When Dominik first took over in 2009, there was a decision taken internally - whether by the Glazers, Dominik or Morris is still unknown to this day - to purge the roster of veterans, with one particular cut still resonating for many Bucs fans today: Derrick Brooks. With many of the team's veteran players - all, really, with the exceptions of Ronde Barber and Jermaine Phillips - gone, Dominik began to acquire talent for the roster. He traded away second and fifth round picks to the Browns for Kellen Winslow, while offering him a contract extension to make him the highest-paid tight end in the league. He chased Albert Haynesworth, reportedly offering him an even bigger contract than the $100 million, 7 year offer Washington was made, but was turned down. He gave Derrick Ward a $17 million - Ward was later cut in the 2010 offseason. He also re-signed Michael Clayton to a large, and completely undeserved, contract extension.

Dominik's first draft hardly produced a field of studs - Josh Freeman aside, only third rounder Roy Miller, and seventh rounders EJ Biggers and Sammie Stroughter, made any kind of impact from the Bucs, and none received a second contract for the team.

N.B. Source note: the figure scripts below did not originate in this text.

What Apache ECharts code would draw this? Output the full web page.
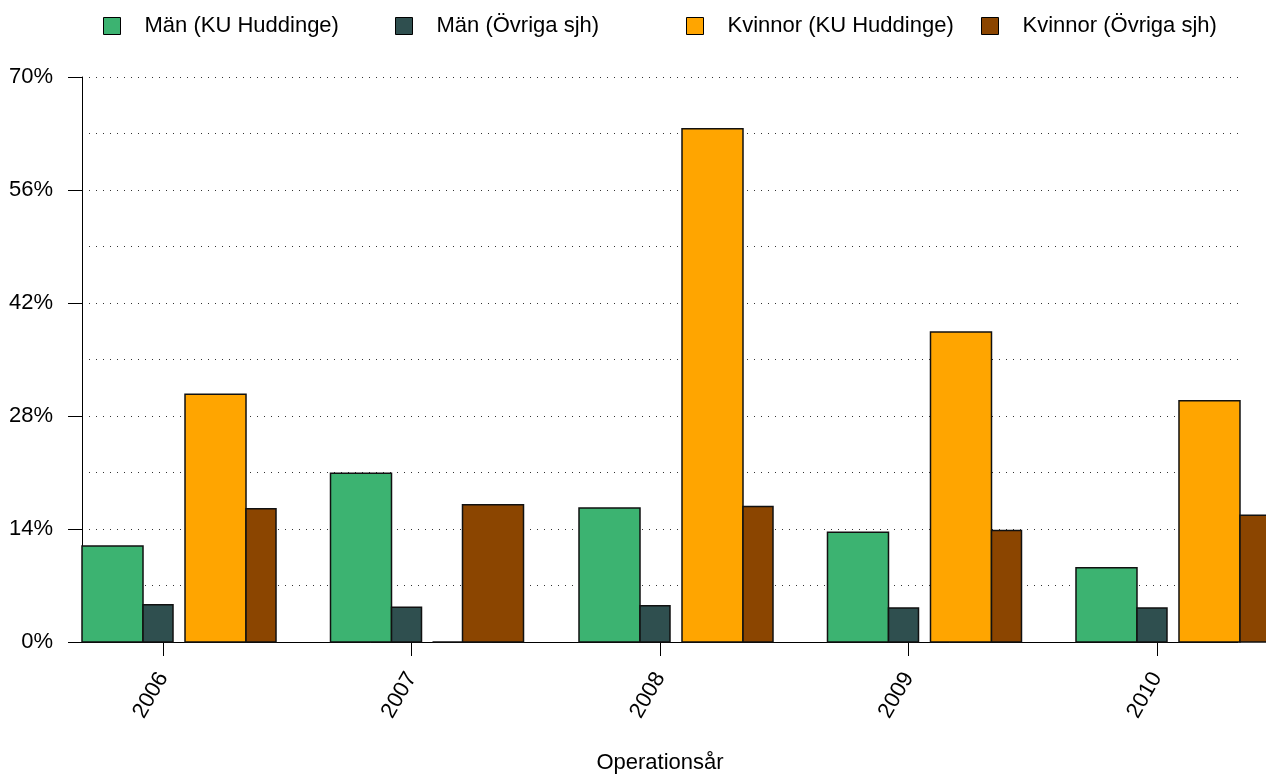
<!DOCTYPE html>
<html><head><meta charset="utf-8">
<script src="https://cdn.jsdelivr.net/npm/echarts@6/dist/echarts.min.js"></script>
<style>html,body{margin:0;padding:0;background:#fff}#c{width:1266px;height:774px}</style>
</head><body><div id="c"></div>
<script>
const years = ['2006', '2007', '2008', '2009', '2010'];
const seriesNames = ['Män (KU Huddinge)', 'Män (Övriga sjh)', 'Kvinnor (KU Huddinge)', 'Kvinnor (Övriga sjh)'];
const manKU = [11.9, 20.9, 16.6, 13.6, 9.2];
const manOvr = [4.6, 4.3, 4.5, 4.2, 4.2];
const kvKU = [30.7, 0, 63.6, 38.4, 29.9];
const kvOvr = [16.5, 17.0, 16.8, 13.8, 15.7];
const yTicks = [0, 14, 28, 42, 56, 70];

const colors = ['#3CB371', '#2F4F4F', '#FFA500', '#8B4500'];
// bar slots relative to the category tick (px): [left, right]
const barSlots = [[-81, -20], [-20, 10], [22, 83], [83, 113]];
const barSlotsIfKvKUZero = {2: [21, 81], 3: [51, 112]};
const FONT = 'Liberation Sans, Arial, sans-serif';

const allValues = [manKU, manOvr, kvKU, kvOvr];

function makeRender(si) {
  return function (params, api) {
    const i = api.value(0), v = api.value(1);
    let slot = barSlots[si];
    if (kvKU[i] === 0 && barSlotsIfKvKUZero[si]) slot = barSlotsIfKvKUZero[si];
    const base = api.coord([i, 0]);
    const top = api.coord([i, v]);
    return {
      type: 'rect',
      shape: {x: base[0] + slot[0], y: top[1], width: slot[1] - slot[0], height: base[1] - top[1]},
      style: {fill: colors[si], stroke: '#111', lineWidth: 1.5}
    };
  };
}

const legendLeft = [98, 390, 681, 976];
const dotted = {color: '#333', width: 1, type: [1, 6]};

const chart = echarts.init(document.getElementById('c'), null, {renderer: 'canvas'});
chart.setOption({
  backgroundColor: '#fff',
  animation: false,
  textStyle: {fontFamily: FONT},
  legend: seriesNames.map((n, k) => ({
    data: [{name: n, itemStyle: {color: colors[k], borderColor: '#000', borderWidth: 1}}],
    left: legendLeft[k], top: 10,
    itemWidth: 17, itemHeight: 17, icon: 'rect',
    selectedMode: false,
    textStyle: {fontSize: 22, color: '#000', fontFamily: FONT, padding: [0, 0, 0, 19]}
  })),
  grid: {left: 82, right: 28, top: 77, bottom: 132, containLabel: false, outerBoundsMode: 'none'},
  xAxis: {
    type: 'value', min: -0.326, max: 4.326,
    name: 'Operationsår', nameLocation: 'middle', nameGap: 110,
    nameTextStyle: {fontSize: 22, color: '#000', fontFamily: FONT},
    axisLine: {show: true, onZero: false, lineStyle: {color: '#000', width: 1}},
    axisTick: {show: true, customValues: [0, 1, 2, 3, 4], length: 14, lineStyle: {color: '#000', width: 1}},
    axisLabel: {customValues: [0, 1, 2, 3, 4], formatter: v => years[Math.round(v)], rotate: 60, margin: 32,
      fontSize: 22, color: '#000', fontFamily: FONT},
    splitLine: {show: false}
  },
  yAxis: {
    type: 'value', min: 0, max: 70, interval: 14,
    axisLine: {show: true, onZero: false, lineStyle: {color: '#000', width: 1}},
    axisTick: {show: true, length: 14, lineStyle: {color: '#000', width: 1}},
    axisLabel: {formatter: '{value}%', margin: 29, fontSize: 22, color: '#000', fontFamily: FONT},
    splitLine: {show: true, lineStyle: dotted},
    minorTick: {show: false, splitNumber: 2},
    minorSplitLine: {show: true, lineStyle: dotted}
  },
  series: allValues.map((vals, si) => ({
    type: 'custom', name: seriesNames[si], clip: false,
    itemStyle: {color: colors[si]},
    renderItem: makeRender(si),
    encode: {x: 0, y: 1},
    data: vals.map((v, i) => [i, v])
  }))
});
</script></body></html>
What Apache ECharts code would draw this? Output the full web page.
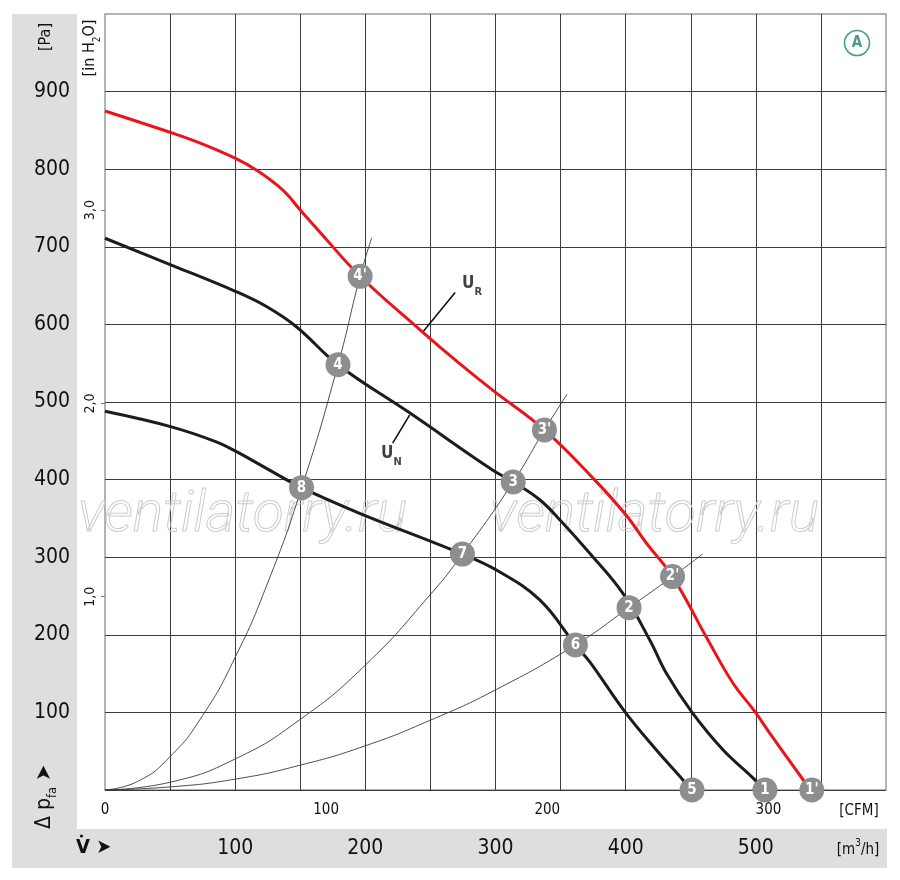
<!DOCTYPE html>
<html><head><meta charset="utf-8">
<script src="https://cdn.jsdelivr.net/npm/echarts@6/dist/echarts.min.js"></script>
<style>html,body{margin:0;padding:0;background:#fff}#c{width:900px;height:880px}</style>
</head><body><div id="c"></div>
<script>
const FONT = '"Liberation Sans Narrow","DejaVu Sans Condensed","Roboto Condensed","Liberation Sans",Arial,sans-serif';

// ---- tick labels ----
const flowTicksM3h = [100, 200, 300, 400, 500];
const flowTicksCFM = [0, 100, 200, 300];
const pressTicksPa = [100, 200, 300, 400, 500, 600, 700, 800, 900];
const pressTicksInH2O = [1, 2, 3];

// ---- fan curves [m3/h, Pa] ----
const curveUR = [[0,875],[51,847],[72.7,834],[100.3,814],[116.2,799],[136.6,773],[150.2,747],[164.8,719.5],[196,662],[242,593],[272,550],[298,515],[337.6,464],[376,400],[400.4,354],[416,318],[436,275],[463.3,193],[482.5,137.5],[499.3,101],[510.8,73],[542,0]];
const curveUN = [[0,711],[51,676.5],[101,642],[124,623],[147,597],[179,548],[234,486],[298,412],[313.6,397],[334,374],[350.6,346],[372.4,305],[398,253],[418.6,193],[431.4,150],[450.6,101],[474.9,51.5],[499.3,13],[505,0]];
const curveLow = [[0,488],[51,468],[85,449],[101,436],[124,414.5],[151,389.6],[195.6,356.6],[274.6,304],[300.7,283.5],[334,245],[361.4,187],[372.3,165.4],[399.3,101],[423.6,51.5],[444,13],[450,0]];

// ---- system curves [m3/h, Pa] ----
const systemA = [[0,0],[25,11],[50,43],[75,96],[100,171],[125,267],[151,389],[179,548],[196,662],[205,712]];
const systemB = [[0,0],[50,10],[100,40],[150,91],[200,161],[250,252],[274.6,304],[313.6,397],[337.6,464],[355,510]];
const systemC = [[0,0],[50,4],[100,14],[150,32],[200,57],[250,90],[300,129],[361.4,187],[402.6,235],[436,275],[459,304]];

// ---- operating points ----
const markerNames = ['1','2','3','4','5','6','7','8',"1'","2'","3'","4'"];
const markerFlow  = [507, 402.6, 313.6, 179, 451, 361.4, 274.6, 151, 543, 436, 337.6, 196];
const markerPress = [0, 235, 397, 548, 0, 187, 304, 389.6, 0, 275, 464, 662];

// ---- curve name labels ----
const curveLabelSubs  = ['R', 'N'];
const curveLabelFlow  = [282, 220];
const curveLabelPress = [652, 433];
const leaderUR = [[244,590],[269,641]];
const leaderUN = [[234,483],[221,447]];

const M3H_PER_CFM = 1.69901;
const PA_PER_INH2O = 249.089;

const chart = echarts.init(document.getElementById('c'), null, {renderer: 'canvas'});

const lineBase = (data, color, width, z, smooth) => ({
  type: 'line', data, showSymbol: false, symbol: 'none', smooth: smooth,
  lineStyle: {color, width}, z, silent: true, clip: false, xAxisIndex: 0, yAxisIndex: 0
});

const WM_FONT = 'italic 300 57px Roboto, "Liberation Sans", sans-serif';

const option = {
  animation: false,
  backgroundColor: '#ffffff',
  grid: {left: 105, top: 14, right: 14, bottom: 90, show: true, borderColor: '#9a9a9a', borderWidth: 1.5},
  xAxis: [
    {type: 'value', min: 0, max: 600, interval: 50, position: 'bottom',
     axisLine: {show: false}, axisTick: {show: false},
     splitLine: {show: true, showMinLine: false, showMaxLine: false, lineStyle: {color: '#3c3c3c', width: 1}},
     axisLabel: {customValues: flowTicksM3h, margin: 48, fontSize: 21, color: '#111', fontFamily: FONT}},
    {type: 'value', min: 0, max: 600 / M3H_PER_CFM, interval: 100, position: 'bottom',
     axisLine: {show: false}, axisTick: {show: false}, splitLine: {show: false},
     axisLabel: {customValues: flowTicksCFM, margin: 13, fontSize: 15, color: '#111', fontFamily: FONT}}
  ],
  yAxis: [
    {type: 'value', min: 0, max: 1000, interval: 100, position: 'left',
     axisLine: {show: false}, axisTick: {show: false},
     splitLine: {show: true, showMinLine: true, showMaxLine: false, lineStyle: {color: '#3c3c3c', width: 1}},
     axisLabel: {customValues: pressTicksPa, margin: 35, fontSize: 21, color: '#111', fontFamily: FONT}},
    {type: 'value', min: 0, max: 1000 / PA_PER_INH2O, interval: 1, position: 'left', offset: 0,
     axisLine: {show: false},
     axisTick: {show: true, customValues: pressTicksInH2O, length: 4, lineStyle: {color: '#777'}},
     splitLine: {show: false},
     axisLabel: {customValues: pressTicksInH2O, rotate: 90, margin: 8, fontSize: 14, color: '#111', fontFamily: FONT,
       formatter: v => v.toFixed(1).replace('.', ',')}}
  ],
  graphic: [
    {type: 'rect', z: -5, shape: {x: 12, y: 14, width: 65, height: 854}, style: {fill: '#dddee0'}},
    {type: 'rect', z: -5, shape: {x: 12, y: 829, width: 875, height: 39}, style: {fill: '#dddee0'}},
    {type: 'text', z: 1, x: 78, y: 517, style: {text: 'ventilatorry.ru', font: WM_FONT, fill: 'rgba(255,255,255,0)', stroke: '#cdcdcd', lineWidth: 1, verticalAlign: 'middle'}},
    {type: 'text', z: 1, x: 490, y: 517, style: {text: 'ventilatorry.ru', font: WM_FONT, fill: 'rgba(255,255,255,0)', stroke: '#cdcdcd', lineWidth: 1, verticalAlign: 'middle'}},
    {type: 'text', z: 10, x: 46, y: 37, rotation: Math.PI / 2, style: {text: '[Pa]', font: '16px ' + FONT, fill: '#111', align: 'center', verticalAlign: 'middle'}},
    {type: 'text', z: 10, x: 90, y: 48, rotation: Math.PI / 2, style: {text: '[in H{s|2}O]', font: '16px ' + FONT, fill: '#111', align: 'center', verticalAlign: 'middle',
      rich: {s: {fontSize: 10, fontFamily: FONT, fill: '#111', verticalAlign: 'bottom', padding: [0, 0, -4, 0]}}}},
    {type: 'text', z: 10, x: 45, y: 797, rotation: Math.PI / 2, style: {text: 'Δ p{s|fa} ➤', font: '21px ' + FONT, fill: '#111', align: 'center', verticalAlign: 'middle',
      rich: {s: {fontSize: 13, fontFamily: FONT, fill: '#111', verticalAlign: 'bottom', padding: [0, 0, -4, 0]}}}},
    {type: 'text', z: 10, x: 76, y: 848, style: {text: 'V ➤', font: 'bold 20px ' + FONT, fill: '#111', align: 'left', verticalAlign: 'middle'}},
    {type: 'circle', z: 10, shape: {cx: 81.5, cy: 836, r: 1.6}, style: {fill: '#111'}},
    {type: 'text', z: 10, x: 859, y: 811, style: {text: '[CFM]', font: '15px ' + FONT, fill: '#111', align: 'center', verticalAlign: 'middle'}},
    {type: 'text', z: 10, x: 858, y: 850, style: {text: '[m{s|3}/h]', font: '15px ' + FONT, fill: '#111', align: 'center', verticalAlign: 'middle',
      rich: {s: {fontSize: 10, fontFamily: FONT, fill: '#111', verticalAlign: 'top', padding: [-4, 0, 0, 0]}}}},
    {type: 'circle', z: 10, shape: {cx: 857, cy: 43, r: 12.5}, style: {fill: 'none', stroke: '#4f9a8f', lineWidth: 1.6}},
    {type: 'text', z: 10, x: 857, y: 43, style: {text: 'A', font: 'bold 15px ' + FONT, fill: '#4f9a8f', align: 'center', verticalAlign: 'middle'}}
  ],
  series: [
    lineBase(systemA, '#3a3a3a', 0.9, 3, 0.5),
    lineBase(systemB, '#3a3a3a', 0.9, 3, 0.5),
    lineBase(systemC, '#3a3a3a', 0.9, 3, 0.5),
    lineBase(curveLow, '#1c1c1c', 3, 4, 0.4),
    lineBase(curveUN, '#1c1c1c', 3, 4, 0.4),
    lineBase(curveUR, '#e8161c', 3, 5, 0.4),
    {type: 'line', data: leaderUR, symbol: 'none', lineStyle: {color: '#111', width: 1.6}, z: 4},
    {type: 'line', data: leaderUN, symbol: 'none', lineStyle: {color: '#111', width: 1.6}, z: 4},
    {type: 'scatter', z: 6, clip: false, symbol: 'circle', symbolSize: 25,
     itemStyle: {color: '#8d8e90', opacity: 1},
     label: {show: true, position: 'inside', formatter: p => p.name, color: '#fff', fontSize: 15, fontWeight: 'bold', fontFamily: FONT},
     data: markerNames.map((n, i) => ({name: n, value: [markerFlow[i], markerPress[i]]}))},
    {type: 'scatter', z: 6, clip: false, symbolSize: 0,
     label: {show: true, position: 'inside', formatter: p => '{u|U}{s|' + p.name + '}',
       rich: {u: {fontSize: 17, fontWeight: 'bold', fontFamily: FONT, color: '#111'},
              s: {fontSize: 11, fontWeight: 'bold', fontFamily: FONT, color: '#111', verticalAlign: 'bottom', padding: [0, 0, -5, 0]}}},
     data: curveLabelSubs.map((n, i) => ({name: n, value: [curveLabelFlow[i], curveLabelPress[i]]}))}
  ]
};
chart.setOption(option);
</script>
</body></html>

2010 was Dominik's best year in charge, despite a pre-draft free agent haul highlighted by linebacker Jon Alston, who never took the field for the Bucs in his one year with the team and retired following his release. It was a year where Dominik found a lot of talent from rookies that fuelled the team's only winning season under his watch, from drafted impact players like Gerald McCoy, Mike Williams and Cody Grimm to undrafted free agents such as LeGarrette Blount and Derek Hardman, who ended the season as the starting right guard, to pilfering players from other team's practice squads, like Ted Larsen, who started 11 games at left guard. He was also praised at the time for managing in one 24 hour period to end two hold outs on the opening eve of training camp - rookie hold out McCoy, and left tackle Donald Penn.

Despite that, Dominik also made many misses in 2010, in what many consider to be one of the deepest drafts ever. While finding diamonds in the rough in the final day in Williams, Grimm, Dekoda Watson and Erik Lorig, the team also spent three premium picks on players who never finished out their rookie contracts with the team - Brian Price and Arrelious Benn in the second round, and Myron Lewis in the third round (not to mention a sixth round pick spent on punter Brent Bowden, who would end up never seeing a regular season snap in the NFL).

Dominik's last three drafts can all be categorised similarly: success in the early rounds, but failure to uncover any more last-day gems, with no impact players from the third days of drafts from 2011 or 2012. Free agency, however, was another story, with Dominik finally either feeling comfortable enough, or getting permission from up high, to open the wallet in 2012. Vincent Jackson, Carl Nicks and Eric Wright were all signed within twenty four hours, a major coup for Dominik. He followed that up the following year by signing one of the top defensive free agents in Dashon Goldson, and pulling off the trade of the year with Darrelle Revis. More impressively was that the contracts were, for the most part, very cap friendly - though there's no question that Dominik massively overpaid for Eric Wright, even before the multiple DUIs and PED suspensions came to light. While we're discussing free agency, I don't think anybody can deny Dominik completely mis-played the Michael Bennett situation.

If Mark Dominik had one chief fault in my eyes, though, it was his utter failure to build any sort of depth along the offensive line. Though biased towards the position, the offensive line is arguably the most important unit in football, and Dominik overpaid a handful of players while failing to develop the necessary depth. The guard situation in 2013 was so poor that the left guard spot was, over the course of the season, manned by two converted tackles in Jamon Meredith and Gabe Carimi and a center in Ted Larsen, due to the lack of true guards on the roster. Dominik only drafted one offensive lineman during his tenure, Xavier Fulton in 2009, who never played a snap in the NFL and was most recently traded for a sixth round pick... in the CFL draft. Davin Joseph and Jeremy Trueblood were both given bloated contracts in 2011 which have not yet (in the case of the former) or never were (in the case of the latter) lived up to. I do believe that the inability to field an overall-effective offensive line unit ultimately hurt the Bucs the most on the field since 2009, and that comes down primarily on Mark Dominik's inability to develop, and refusal to draft, linemen.

Regardless of all the problems from the coaching side, Mark Dominik simply didn't help the team get beyond that 28-52 record. He may well have created a premier starting unit at most positions, but the Bucs have never truly had depth across the board under Mark Dominik. It's what distinguishes the Ted Thompsons and Ozzie Newsomes of the world from the Mark Dominiks. He never did a bad job in Tampa - he just didn't do a good-enough one. We wish Dominik luck in his next GM role, which no doubt he will find sooner rather than later.